Face à Face avec Jean-Bernard Lévy - EDF et la neutralité carbone - Revue N°2 (janvier-février 2021)
Le 19 novembre, c’est pour la première fois en téléconférence qu’a eu lieu le Face à Face de l’association. Philippe Sajhau (S 83), vice-président Rayonnement de CentraleSupélec Alumni, relayait les questions du chat à Jean-Bernard Lévy, président-directeur général d’EDF, venu évoquer les relations de l’opérateur historique avec la neutralité carbone.
La raison d’être d’EDF
« Lors de l’assemblée générale d’EDF en mai 2020, nous avons adopté notre “raison d’être” qui est tournée vers la lutte contre le changement climatique, mais en y insérant les notions de progrès et de confort. Nous ne croyons pas à la stagnation séculaire que souhaitent certains, nous restons porteurs d’une notion de service public et de contribution au progrès de l’humanité. »
L’hydrogène
« Actuellement, l’hydrogène obtenu à partir d’hydrolyse reste cinq fois plus cher que son équivalent, sous-produit de l’industrie pétrochimique.
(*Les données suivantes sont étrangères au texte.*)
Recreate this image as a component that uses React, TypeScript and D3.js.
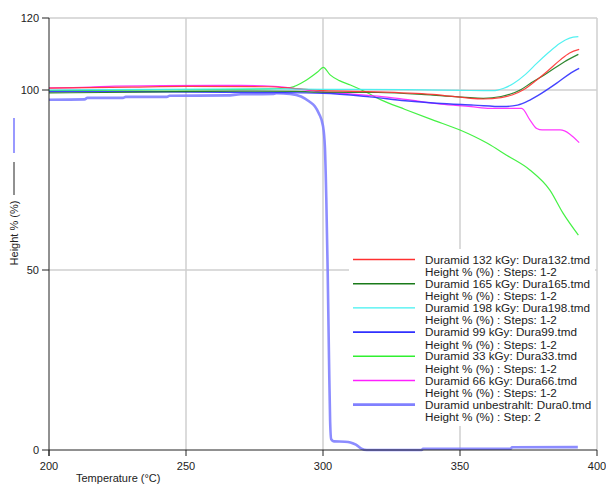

Mais à terme, l’hydrogène décarboné pourra se substituer au carboné dans certains processus, comme la fabrication d’engrais. La chimie de l’hydrogène représente 2 à 3 % des émissions de CO2, l’équivalent du transport aérien, ce n’est donc pas négligeable. Il peut également servir à propulser des véhicules, plutôt dans le cadre du transport lourd : bateaux, poids-lourds, transports en commun… Les conditions de stockage dissuaderont sans doute de l’utiliser pour les véhicules individuels. »
Le nucléaire
« EDF exploite le plus grand parc nucléaire du monde – le parc nord-américain est plus vaste, mais divisé entre plusieurs opérateurs. Nous avons notamment racheté les activités nucléaires britanniques. Le Giec comme l’Agence internationale de l’énergie appellent tous deux à doubler le parc mondial d’ici 2040. Les principales constructions sont en Asie, dans les pays émergents… EDF prépare à la demande du gouvernement un dossier en vue d’une décision sur la construction de 6 EPR en France. Cette décision sera prise probablement après les élections présidentielles. Concernant la fusion nucléaire et ITER, nous n’avons pas vocation à faire autre chose que de la veille sur le sujet, qui est entre les mains du CEA. La 4e génération, elle, repose sur notre bonne connaissance du réacteur refroidi au sodium, des études devenues difficiles depuis que l’État a fermé le projet. Il y a également un engouement pour les réacteurs modulaires SMR, avec des prototypes en construction un peu partout. Ce sont des dispositifs économiques et intéressants, mais nous n’allons pas remplacer tout notre parc avec.»
Le stockage
« Depuis trois ans, nous avons un plan stockage en cours, qui passe par différents moyens. Le plus accessible, ce sont les barrages : nous réclamons vigoureusement de remettre les stations de pompage à l’ordre du jour, elles permettent un énorme stockage en contrepartie d’une empreinte écologique relativement faible. Il ne s’agit plus d’inonder toute une vallée comme il y a soixante ans ! Nous continuons également de travailler sur les batteries, notamment pour les faire passer d’un usage mobile à un usage stationnaire. »
Le prochain grand défi
« Nos décisions sont-elles neutres, positives ou négatives vis-à-vis du changement climatique ? Il va encore falloir du temps avant que cette question ne devienne un réflexe systématique, même si la prise de conscience collective a progressé. On voit que les subventions envers les énergies fossiles sont encore très importantes, y compris en France. On est à des années-lumière d ’un monde où la sobriété énergétique serait prégnante. » n
Propos recueillis par Julien Meyrat
Les alumni et la neutralité carbone
Pablo Santamaria (ECP 83), PDG de Formitel, a profité du Face à Face pour présenter les résultats d’un sondage effectué auprès des dirigeants alumni (avant la pandémie de Covid-19, convient-il de préciser). Il en ressort que si une large majorité de participants (80 %) estime la neutralité carbone très importante et attend d’EDF qu’elle s’implique sur le sujet, beaucoup moins (50 %) pensent qu’il faut favoriser l’éolien ou investir dans la mobilité électrique. Très peu enfin (20 %) trouvent réaliste l’ambition européenne du 100 % neutre en 2050.